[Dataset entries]
· · · · · · ·

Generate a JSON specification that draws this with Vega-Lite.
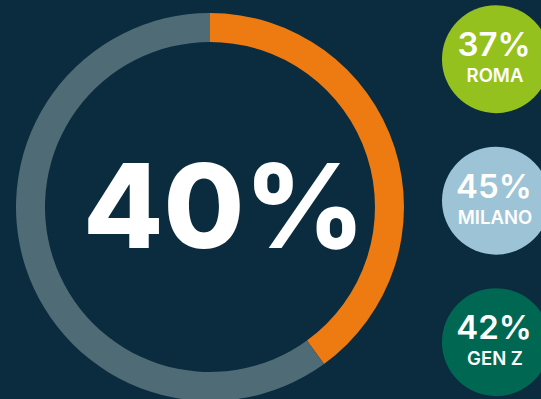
{
  "$schema": "https://vega.github.io/schema/vega-lite/v6.json",
  "width": 541,
  "height": 399,
  "autosize": {"type": "none"},
  "padding": 0,
  "background": "#0a2c3e",
  "config": {"view": {"stroke": null}},
  "datasets": {
    "ring": [
      {"group": "donut", "part": "share", "value": 40, "rank": 1},
      {"group": "donut", "part": "rest", "value": 60, "rank": 2}
    ],
    "headline": [
      {"group": "donut", "label": "40%"}
    ],
    "cities": [
      {"group": "bubbles", "city": "ROMA", "pct": "37%"},
      {"group": "bubbles", "city": "MILANO", "pct": "45%"},
      {"group": "bubbles", "city": "GEN Z", "pct": "42%"}
    ]
  },
  "layer": [
    {
      "layer": [
        {
          "data": {"name": "ring"},
          "mark": {"type": "arc", "outerRadius": 194, "innerRadius": 165},
          "encoding": {
            "x": {"field": "group", "type": "nominal", "axis": null,
                  "scale": {"type": "point", "domain": ["donut", "bubbles"], "padding": 0.4458, "align": 0.8235}},
            "y": {"field": "group", "type": "nominal", "axis": null,
                  "scale": {"type": "point", "domain": ["donut"], "padding": 0, "align": 0.5188}},
            "theta": {"field": "value", "type": "quantitative", "stack": true},
            "order": {"field": "rank", "type": "quantitative"},
            "color": {"field": "part", "type": "nominal", "legend": null,
                      "scale": {"domain": ["share", "rest"], "range": ["#ee7a12", "#4f6b76"]}}
          }
        },
        {
          "data": {"name": "headline"},
          "mark": {"type": "text", "font": "Inter", "fontWeight": 800, "fontSize": 117,
                   "color": "#ffffff", "align": "center", "baseline": "alphabetic", "dx": 14, "dy": 41},
          "encoding": {
            "x": {"field": "group", "type": "nominal", "axis": null},
            "y": {"field": "group", "type": "nominal", "axis": null},
            "text": {"field": "label"}
          }
        }
      ]
    },
    {
      "data": {"name": "cities"},
      "layer": [
        {
          "mark": {"type": "point", "shape": "circle", "filled": true, "size": 11664, "opacity": 1},
          "encoding": {
            "x": {"field": "group", "type": "nominal", "axis": null},
            "y": {"field": "city", "type": "nominal", "axis": null,
                  "scale": {"type": "point", "domain": ["ROMA", "MILANO", "GEN Z"], "padding": 0.41, "align": 0.51}},
            "fill": {"field": "city", "type": "nominal", "legend": null,
                     "scale": {"domain": ["ROMA", "MILANO", "GEN Z"], "range": ["#95c11f", "#9dc4d6", "#006852"]}}
          }
        },
        {
          "mark": {"type": "text", "font": "Inter", "fontWeight": 600, "fontSize": 33,
                   "color": "#ffffff", "align": "center", "baseline": "alphabetic", "dx": -2, "dy": -3},
          "encoding": {
            "x": {"field": "group", "type": "nominal", "axis": null},
            "y": {"field": "city", "type": "nominal", "axis": null},
            "text": {"field": "pct"}
          }
        },
        {
          "mark": {"type": "text", "font": "Inter", "fontWeight": 600, "fontSize": 18.5,
                   "color": "#ffffff", "align": "center", "baseline": "alphabetic", "dx": -1, "dy": 23},
          "encoding": {
            "x": {"field": "group", "type": "nominal", "axis": null},
            "y": {"field": "city", "type": "nominal", "axis": null},
            "text": {"field": "city"}
          }
        }
      ]
    }
  ],
  "resolve": {"scale": {"y": "independent"}}
}
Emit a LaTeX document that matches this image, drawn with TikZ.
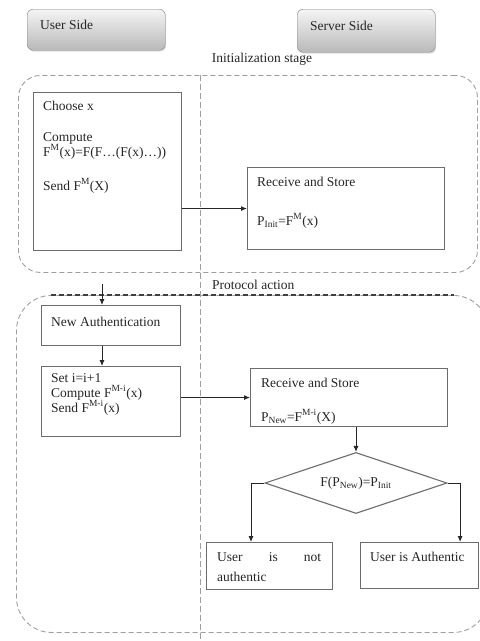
\documentclass[tikz,border=0pt]{standalone}
\usepackage{fontspec}
\setmainfont{Liberation Serif}
\usetikzlibrary{shapes.geometric,arrows.meta,shadows}
\begin{document}
\begin{tikzpicture}[x=1pt,y=-1pt,
  font=\fontsize{13.5}{15}\selectfont,
  box/.style={draw=gray!85!black, line width=1.1pt, anchor=north west, inner sep=0pt},
  head/.style={draw=gray, rounded corners=6pt, top color=gray!8, bottom color=gray!55, anchor=north west, inner sep=0pt, drop shadow={opacity=0.25,shadow xshift=1pt,shadow yshift=-1.5pt}},
  txt/.style={anchor=base west, inner sep=0pt, text=black!85},
  stage/.style={draw=gray!75, dash pattern=on 5pt off 3pt, line width=0.9pt, anchor=north west, inner sep=0pt},
  divider/.style={draw=gray!75, dash pattern=on 6pt off 3pt, line width=0.9pt},
  arr/.style={draw=gray!30!black, line width=0.9pt, -{Latex[length=6pt,width=5pt]}},
]
\fill[white] (0,0) rectangle (480,641);
\useasboundingbox (0,0) rectangle (480,641);

% headers
\node[head, minimum width=138pt, minimum height=41pt] (us) at (27,9) {};
\node[txt] (ust) at (40,29) {User Side};
\node[head, minimum width=138pt, minimum height=43pt] (ss) at (297,9) {};
\node[txt] (sst) at (310,30) {Server Side};
\node[anchor=base, inner sep=0pt, text=black!85] (init) at (262,62) {Initialization stage};

% stage frames
\node[stage, rounded corners=22pt, minimum width=459pt, minimum height=197pt] (s1) at (18,75) {};
\node[stage, rounded corners=35pt, minimum width=472pt, minimum height=337pt] (s2) at (16,295) {};
\draw[black!75, dash pattern=on 5pt off 3pt, line width=1.1pt] ([xshift=35pt]s2.north west) -- ([xshift=-35pt]s2.north east);
\coordinate (d0) at (200,75);
\coordinate (d1) at (200,641);
\draw[divider] (d0) -- (d1);
\node[txt] (prot) at (212,289) {Protocol action};

% initialization stage
\node[box, minimum width=148pt, minimum height=158pt] (choose) at (33,92) {};
\node[txt] (t1) at (43,110) {Choose x};
\node[txt] (t2) at (43,141) {Compute};
\node[txt] (t3) at (43,156) {F\textsuperscript{M}(x)=F(F\ldots(F(x)\ldots))};
\node[txt] (t4) at (43,190) {Send F\textsuperscript{M}(X)};

\node[box, minimum width=197pt, minimum height=82pt] (recv1) at (247,167) {};
\node[txt] (t5) at (257,186) {Receive and Store};
\node[txt] (t6) at (257,225) {P\textsubscript{Init}=F\textsuperscript{M}(x)};
\draw[arr] (choose.east |- recv1.west) -- (recv1.west);

% protocol action
\coordinate (a0) at (102,284);
\node[box, minimum width=139pt, minimum height=40pt] (newauth) at (41,305) {};
\node[txt] (t7) at (51,326) {New Authentication};
\node[box, minimum width=139pt, minimum height=70pt] (setb) at (41,366) {};
\node[txt] (t8) at (51,382) {Set i=i+1};
\node[txt] (t9) at (51,397) {Compute F\textsuperscript{M-i}(x)};
\node[txt] (t10) at (51,412) {Send F\textsuperscript{M-i}(x)};
\draw[arr] (a0) -- (a0 |- newauth.north);
\draw[arr] (a0 |- newauth.south) -- (a0 |- setb.north);

\node[box, minimum width=197pt, minimum height=58pt] (recv2) at (250,368) {};
\node[txt] (t11) at (261,387) {Receive and Store};
\node[txt] (t12) at (261,421) {P\textsubscript{New}=F\textsuperscript{M-i}(X)};
\draw[arr] (setb.east |- recv2.west) -- (recv2.west);

\node[diamond, draw=gray!85!black, line width=1.1pt, minimum width=182pt, minimum height=61pt, inner sep=0pt, aspect=3, text=black!85] (dec) at (356,483) {F(P\textsubscript{New})=P\textsubscript{Init}};
\draw[arr] (dec.north |- recv2.south) -- (dec.north);

\node[box, minimum width=126pt, minimum height=47pt] (notauth) at (206,542) {};
\node[txt] (t13) at (217,561) {\makebox[104pt][s]{User\hfil is\hfil not}};
\node[txt] (t14) at (217,581) {authentic};
\node[box, minimum width=118pt, minimum height=46pt] (auth) at (360,542) {};
\node[txt] (t15) at (370,561) {User is Authentic};
\draw[arr] (dec.west) -| ([xshift=45pt]notauth.north west);
\draw[arr] (dec.east) -| ([xshift=-19pt]auth.north east);
\end{tikzpicture}
\end{document}
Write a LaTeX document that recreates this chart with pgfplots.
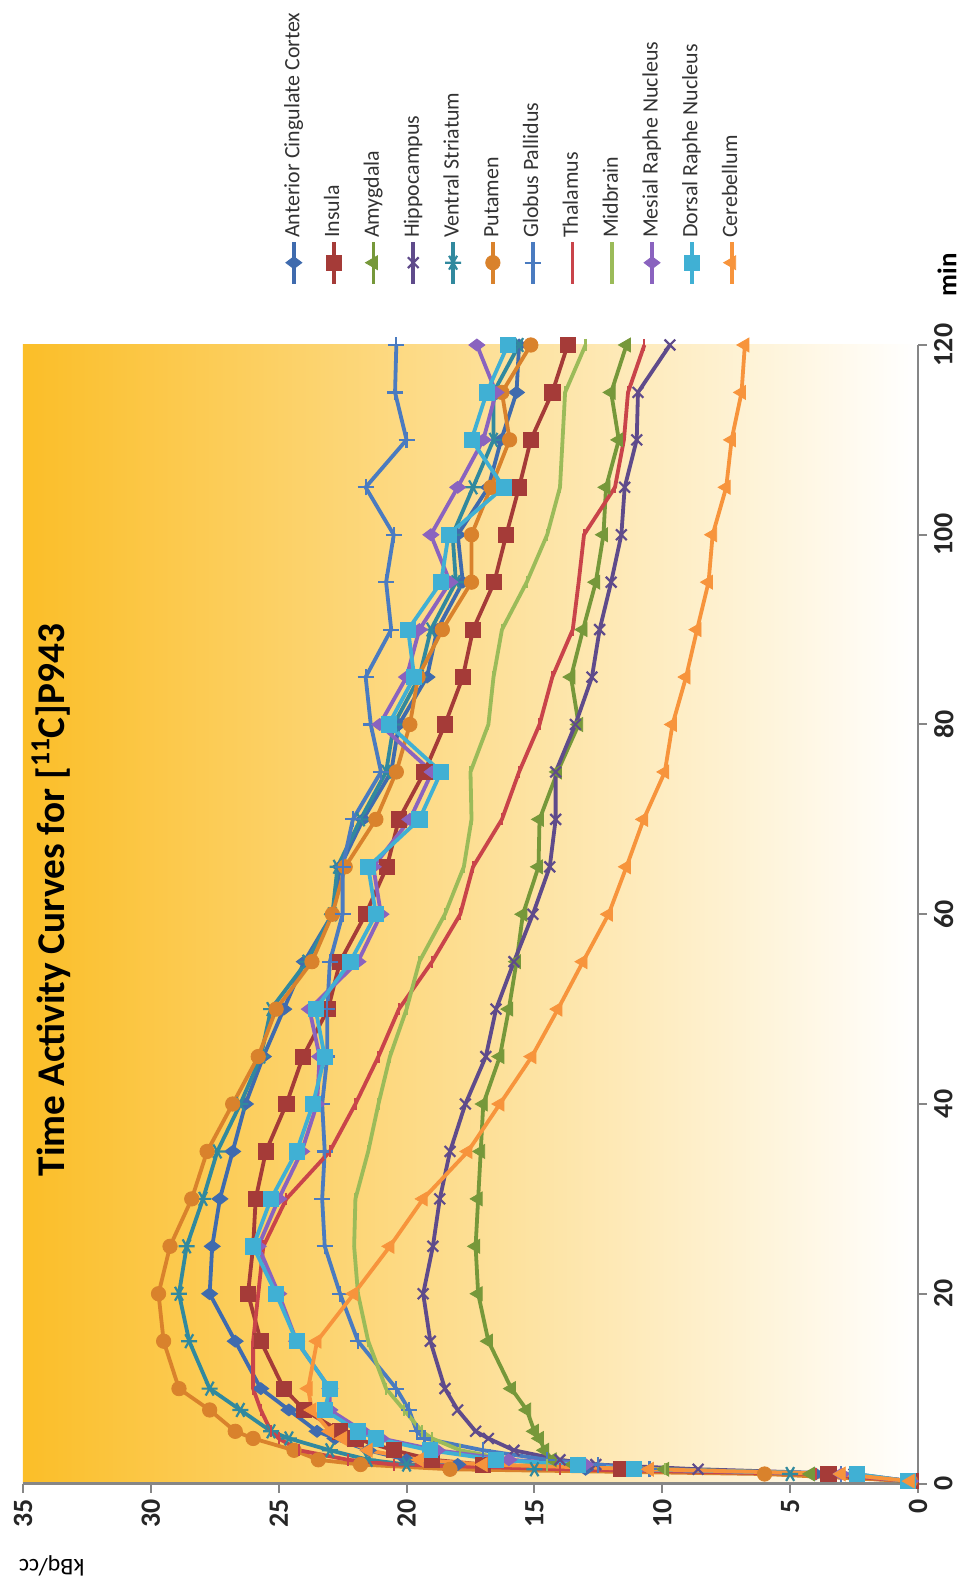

· · · · · · ·

Pick out every line above that holds the word "this" and copy it.

Generate a JSON specification that draws this with Vega-Lite.
Emit a LaTeX document that matches this image, drawn with TikZ.
Write a LaTeX document that recreates this chart with pgfplots.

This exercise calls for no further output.